▸ **Source material**
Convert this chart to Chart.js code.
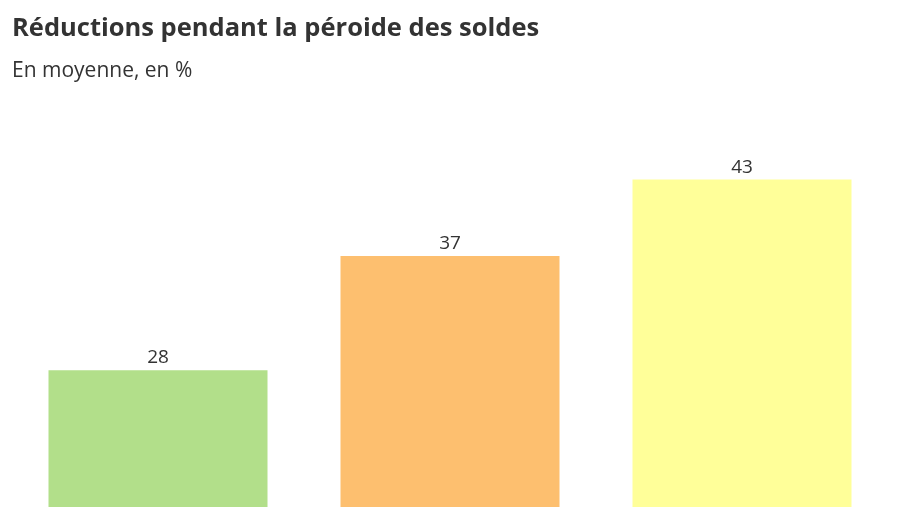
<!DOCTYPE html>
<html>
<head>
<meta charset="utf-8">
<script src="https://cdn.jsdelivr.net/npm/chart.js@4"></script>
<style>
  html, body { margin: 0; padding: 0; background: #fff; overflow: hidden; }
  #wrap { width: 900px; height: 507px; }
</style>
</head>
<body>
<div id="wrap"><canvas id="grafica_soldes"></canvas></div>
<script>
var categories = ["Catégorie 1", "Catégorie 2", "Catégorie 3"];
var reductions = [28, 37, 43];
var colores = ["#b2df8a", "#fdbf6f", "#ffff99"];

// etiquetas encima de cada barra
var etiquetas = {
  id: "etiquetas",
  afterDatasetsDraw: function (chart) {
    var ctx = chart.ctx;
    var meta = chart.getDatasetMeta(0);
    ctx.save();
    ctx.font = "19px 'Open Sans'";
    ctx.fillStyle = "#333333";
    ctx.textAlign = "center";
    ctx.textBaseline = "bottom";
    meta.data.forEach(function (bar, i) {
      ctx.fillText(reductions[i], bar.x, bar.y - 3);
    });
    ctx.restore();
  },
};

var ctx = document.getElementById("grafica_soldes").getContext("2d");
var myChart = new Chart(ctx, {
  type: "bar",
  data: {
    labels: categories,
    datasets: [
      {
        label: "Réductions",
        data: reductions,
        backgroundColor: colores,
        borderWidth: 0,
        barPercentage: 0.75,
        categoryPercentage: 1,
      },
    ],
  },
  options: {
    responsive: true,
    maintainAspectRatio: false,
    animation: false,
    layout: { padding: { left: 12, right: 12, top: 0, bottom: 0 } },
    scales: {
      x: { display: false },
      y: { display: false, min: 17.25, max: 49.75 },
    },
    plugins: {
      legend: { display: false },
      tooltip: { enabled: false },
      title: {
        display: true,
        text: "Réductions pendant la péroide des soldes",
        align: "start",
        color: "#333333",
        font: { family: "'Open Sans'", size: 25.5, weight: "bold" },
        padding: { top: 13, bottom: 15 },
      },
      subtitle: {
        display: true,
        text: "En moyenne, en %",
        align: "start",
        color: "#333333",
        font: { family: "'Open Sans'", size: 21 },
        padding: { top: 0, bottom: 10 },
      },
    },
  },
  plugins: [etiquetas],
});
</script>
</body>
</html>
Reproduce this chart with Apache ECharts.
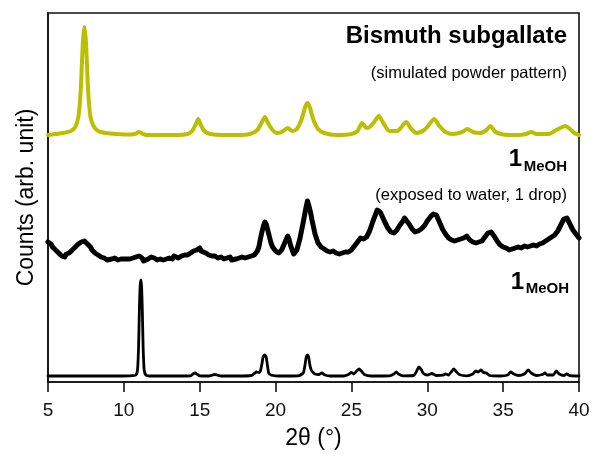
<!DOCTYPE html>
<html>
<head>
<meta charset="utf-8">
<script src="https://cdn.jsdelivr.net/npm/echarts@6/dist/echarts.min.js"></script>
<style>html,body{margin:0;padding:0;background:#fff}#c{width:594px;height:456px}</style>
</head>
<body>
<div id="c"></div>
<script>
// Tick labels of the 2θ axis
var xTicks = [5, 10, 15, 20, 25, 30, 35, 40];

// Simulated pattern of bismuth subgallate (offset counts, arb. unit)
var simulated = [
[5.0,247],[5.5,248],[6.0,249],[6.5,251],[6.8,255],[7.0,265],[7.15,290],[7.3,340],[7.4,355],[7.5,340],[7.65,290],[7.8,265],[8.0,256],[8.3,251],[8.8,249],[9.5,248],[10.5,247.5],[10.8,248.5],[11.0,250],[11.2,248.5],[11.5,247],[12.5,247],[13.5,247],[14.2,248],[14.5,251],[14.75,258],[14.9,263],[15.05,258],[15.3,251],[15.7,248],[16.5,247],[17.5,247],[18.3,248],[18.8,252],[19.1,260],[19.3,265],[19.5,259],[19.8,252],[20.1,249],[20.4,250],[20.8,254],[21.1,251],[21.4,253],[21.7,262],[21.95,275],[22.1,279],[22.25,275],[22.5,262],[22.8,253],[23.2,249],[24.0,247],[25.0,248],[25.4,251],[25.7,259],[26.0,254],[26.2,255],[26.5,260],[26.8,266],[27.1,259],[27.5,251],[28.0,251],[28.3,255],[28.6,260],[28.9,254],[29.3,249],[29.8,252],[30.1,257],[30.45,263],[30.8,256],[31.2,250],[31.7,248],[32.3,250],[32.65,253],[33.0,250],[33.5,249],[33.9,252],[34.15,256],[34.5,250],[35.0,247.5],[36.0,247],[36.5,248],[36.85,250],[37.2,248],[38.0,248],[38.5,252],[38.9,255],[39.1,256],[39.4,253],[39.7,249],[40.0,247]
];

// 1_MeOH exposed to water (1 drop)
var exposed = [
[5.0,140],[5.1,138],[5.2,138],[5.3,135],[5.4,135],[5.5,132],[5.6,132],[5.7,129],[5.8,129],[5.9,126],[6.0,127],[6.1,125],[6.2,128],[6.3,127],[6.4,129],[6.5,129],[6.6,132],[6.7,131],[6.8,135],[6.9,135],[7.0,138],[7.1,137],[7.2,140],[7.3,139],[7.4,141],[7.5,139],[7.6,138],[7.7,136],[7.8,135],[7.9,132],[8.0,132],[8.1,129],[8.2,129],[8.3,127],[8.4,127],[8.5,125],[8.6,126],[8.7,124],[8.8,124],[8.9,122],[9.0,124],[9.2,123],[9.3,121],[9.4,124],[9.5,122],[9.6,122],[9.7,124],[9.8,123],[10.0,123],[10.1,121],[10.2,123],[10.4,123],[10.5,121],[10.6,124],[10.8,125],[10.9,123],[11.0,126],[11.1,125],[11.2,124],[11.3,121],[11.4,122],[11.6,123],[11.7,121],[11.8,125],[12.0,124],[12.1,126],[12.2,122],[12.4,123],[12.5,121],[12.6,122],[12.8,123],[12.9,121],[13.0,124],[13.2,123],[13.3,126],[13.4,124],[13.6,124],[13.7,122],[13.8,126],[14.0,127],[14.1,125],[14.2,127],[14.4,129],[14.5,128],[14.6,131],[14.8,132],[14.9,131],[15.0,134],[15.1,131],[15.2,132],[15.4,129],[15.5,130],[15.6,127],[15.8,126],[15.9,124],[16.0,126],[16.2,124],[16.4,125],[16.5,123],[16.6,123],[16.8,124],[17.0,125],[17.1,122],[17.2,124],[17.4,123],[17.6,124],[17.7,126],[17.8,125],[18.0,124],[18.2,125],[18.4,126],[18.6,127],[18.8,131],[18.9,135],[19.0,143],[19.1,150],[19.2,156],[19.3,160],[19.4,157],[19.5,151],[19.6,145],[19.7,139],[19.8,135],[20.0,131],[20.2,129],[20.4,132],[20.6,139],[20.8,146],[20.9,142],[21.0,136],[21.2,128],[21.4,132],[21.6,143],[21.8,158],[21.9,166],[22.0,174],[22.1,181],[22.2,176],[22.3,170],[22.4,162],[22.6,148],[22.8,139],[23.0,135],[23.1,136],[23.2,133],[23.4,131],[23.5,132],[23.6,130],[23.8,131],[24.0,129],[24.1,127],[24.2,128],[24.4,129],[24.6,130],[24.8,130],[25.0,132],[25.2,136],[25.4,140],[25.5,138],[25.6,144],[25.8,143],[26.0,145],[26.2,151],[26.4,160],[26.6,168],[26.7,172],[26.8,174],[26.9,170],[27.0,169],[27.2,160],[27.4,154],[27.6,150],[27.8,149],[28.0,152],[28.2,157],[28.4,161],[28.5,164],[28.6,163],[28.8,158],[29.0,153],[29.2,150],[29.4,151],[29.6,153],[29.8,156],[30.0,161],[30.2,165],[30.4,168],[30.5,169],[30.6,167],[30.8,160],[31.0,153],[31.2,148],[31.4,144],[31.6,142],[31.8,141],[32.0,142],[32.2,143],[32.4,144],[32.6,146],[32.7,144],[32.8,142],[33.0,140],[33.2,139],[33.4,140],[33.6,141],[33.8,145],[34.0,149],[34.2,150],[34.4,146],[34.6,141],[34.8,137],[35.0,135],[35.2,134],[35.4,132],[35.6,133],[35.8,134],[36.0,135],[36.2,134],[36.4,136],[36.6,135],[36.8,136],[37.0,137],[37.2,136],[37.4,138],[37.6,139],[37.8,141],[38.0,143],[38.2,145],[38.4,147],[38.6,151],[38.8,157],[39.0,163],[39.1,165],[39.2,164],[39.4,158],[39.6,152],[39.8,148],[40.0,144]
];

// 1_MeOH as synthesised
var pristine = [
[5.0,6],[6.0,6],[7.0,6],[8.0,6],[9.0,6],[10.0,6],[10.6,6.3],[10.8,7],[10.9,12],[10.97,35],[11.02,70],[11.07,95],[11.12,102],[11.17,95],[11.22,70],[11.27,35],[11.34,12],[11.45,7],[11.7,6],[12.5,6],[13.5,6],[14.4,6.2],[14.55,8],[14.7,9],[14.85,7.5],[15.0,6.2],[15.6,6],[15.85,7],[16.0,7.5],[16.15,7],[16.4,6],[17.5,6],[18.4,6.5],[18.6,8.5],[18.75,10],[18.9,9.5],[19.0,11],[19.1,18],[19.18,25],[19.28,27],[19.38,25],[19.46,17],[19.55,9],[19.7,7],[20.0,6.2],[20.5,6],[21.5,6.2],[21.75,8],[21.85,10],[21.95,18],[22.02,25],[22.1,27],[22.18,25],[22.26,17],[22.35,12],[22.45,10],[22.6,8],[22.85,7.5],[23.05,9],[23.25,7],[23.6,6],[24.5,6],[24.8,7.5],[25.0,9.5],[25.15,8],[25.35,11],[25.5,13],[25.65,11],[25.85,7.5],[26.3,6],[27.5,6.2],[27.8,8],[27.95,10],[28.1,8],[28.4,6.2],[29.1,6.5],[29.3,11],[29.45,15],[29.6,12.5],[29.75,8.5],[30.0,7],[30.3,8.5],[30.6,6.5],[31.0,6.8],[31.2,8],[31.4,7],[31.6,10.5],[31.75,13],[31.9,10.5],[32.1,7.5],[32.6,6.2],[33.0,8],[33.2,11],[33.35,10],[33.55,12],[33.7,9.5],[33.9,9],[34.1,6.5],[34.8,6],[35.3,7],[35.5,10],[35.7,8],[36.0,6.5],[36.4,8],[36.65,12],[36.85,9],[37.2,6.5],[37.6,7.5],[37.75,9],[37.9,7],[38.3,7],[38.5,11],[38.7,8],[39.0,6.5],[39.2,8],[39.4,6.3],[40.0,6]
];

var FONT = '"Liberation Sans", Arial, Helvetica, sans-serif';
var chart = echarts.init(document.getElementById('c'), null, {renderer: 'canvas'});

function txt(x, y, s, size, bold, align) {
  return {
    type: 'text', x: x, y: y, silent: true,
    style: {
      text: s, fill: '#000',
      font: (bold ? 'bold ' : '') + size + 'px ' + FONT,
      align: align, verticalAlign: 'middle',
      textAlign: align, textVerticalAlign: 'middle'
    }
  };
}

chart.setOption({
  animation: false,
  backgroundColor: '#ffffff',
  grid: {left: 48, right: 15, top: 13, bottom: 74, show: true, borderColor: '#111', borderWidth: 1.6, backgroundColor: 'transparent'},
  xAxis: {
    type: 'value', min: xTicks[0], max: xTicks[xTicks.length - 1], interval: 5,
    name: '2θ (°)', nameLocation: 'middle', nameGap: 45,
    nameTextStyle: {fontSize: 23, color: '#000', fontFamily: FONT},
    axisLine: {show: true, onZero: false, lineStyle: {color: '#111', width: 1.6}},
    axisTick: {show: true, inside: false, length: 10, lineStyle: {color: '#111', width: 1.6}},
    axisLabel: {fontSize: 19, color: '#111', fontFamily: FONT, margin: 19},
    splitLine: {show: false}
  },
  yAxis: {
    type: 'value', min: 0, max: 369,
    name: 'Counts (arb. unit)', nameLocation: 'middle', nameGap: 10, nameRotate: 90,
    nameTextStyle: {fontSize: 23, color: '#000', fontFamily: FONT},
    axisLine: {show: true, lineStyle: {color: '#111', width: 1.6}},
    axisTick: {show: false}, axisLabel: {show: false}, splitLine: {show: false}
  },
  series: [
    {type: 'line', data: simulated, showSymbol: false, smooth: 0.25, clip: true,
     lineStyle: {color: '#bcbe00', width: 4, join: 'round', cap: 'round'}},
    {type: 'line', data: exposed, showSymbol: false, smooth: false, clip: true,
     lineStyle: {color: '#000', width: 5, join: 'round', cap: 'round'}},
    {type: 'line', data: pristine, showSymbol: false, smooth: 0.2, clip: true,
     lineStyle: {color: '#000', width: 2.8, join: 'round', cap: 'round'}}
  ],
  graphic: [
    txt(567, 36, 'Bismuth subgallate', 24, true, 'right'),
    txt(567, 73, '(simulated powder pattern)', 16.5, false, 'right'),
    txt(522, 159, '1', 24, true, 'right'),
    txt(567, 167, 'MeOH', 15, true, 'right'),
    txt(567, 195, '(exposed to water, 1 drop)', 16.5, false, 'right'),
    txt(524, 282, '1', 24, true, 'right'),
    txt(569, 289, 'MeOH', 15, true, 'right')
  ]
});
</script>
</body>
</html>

▸ **Task requirements**
Look above for the line with "Reproduce this chart with Apache ECharts.", then print it and each line after it down to and including the line with "var xTicks = [5, 10, 15, 20, 25, 30, 35, 40];". Leave out the pictures and keep the wording exact.

▸ **Finished answer**
Reproduce this chart with Apache ECharts.
<!DOCTYPE html>
<html>
<head>
<meta charset="utf-8">
<script src="https://cdn.jsdelivr.net/npm/echarts@6/dist/echarts.min.js"></script>
<style>html,body{margin:0;padding:0;background:#fff}#c{width:594px;height:456px}</style>
</head>
<body>
<div id="c"></div>
<script>
// Tick labels of the 2θ axis
var xTicks = [5, 10, 15, 20, 25, 30, 35, 40];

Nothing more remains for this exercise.